You always knew there had to be some reason that dog-murdering now-former Secretary of Homeland Security Kristi Noem and her inveterate scumbag majordomo Corey Lewandowski – both married – plainly didn’t give a shit that everyone knew about their affair. On Kristi’s end at least.

Can’t speak for whichever poor woman still calls Lewandowski her husband but maybe she’s just doing her own thing and far more conventionally so than Byron Noem with his, um, predilections.
Trashy British rag the Daily Mail obtained multiple such photos and their reporting paints the larger picture of a lonely and deeply misunderstood individual who regularly interacts with whom the Mail writes are “three women from the ‘bimbofication’ scene – where porn performers transform themselves into real-life Barbie dolls by pumping colossal amounts of saline into their breasts.”
Notice how they didn’t say “face” because Byron’s kink is for unnatural enhancements to the body, not where his wife has had similarly blatantly obvious work done.
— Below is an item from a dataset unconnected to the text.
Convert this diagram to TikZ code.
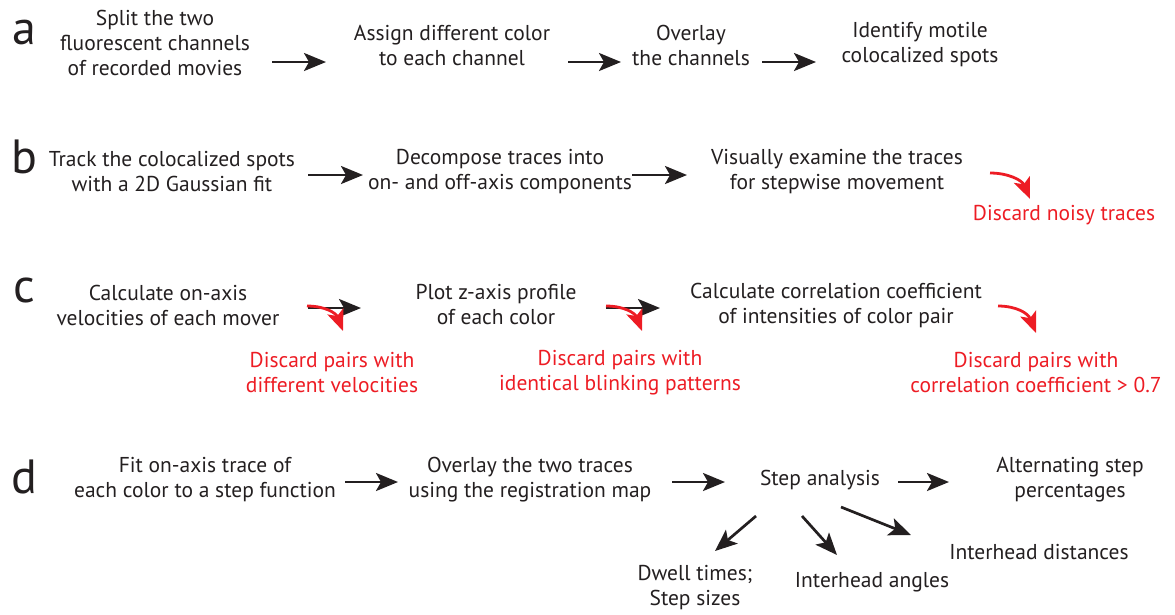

Lots and lots and lots of it.
Anyway the Mail also raises that Bryon’s kink was a national security risk because someone could have blackmailed Kristi with these photos. Unraised is the distinct probability that someone in the government was already blackmailing her with these photos and now that she’s out there’s no more value left other than to dump them on these eager whelps and embarrass Byron and Kristi anyway.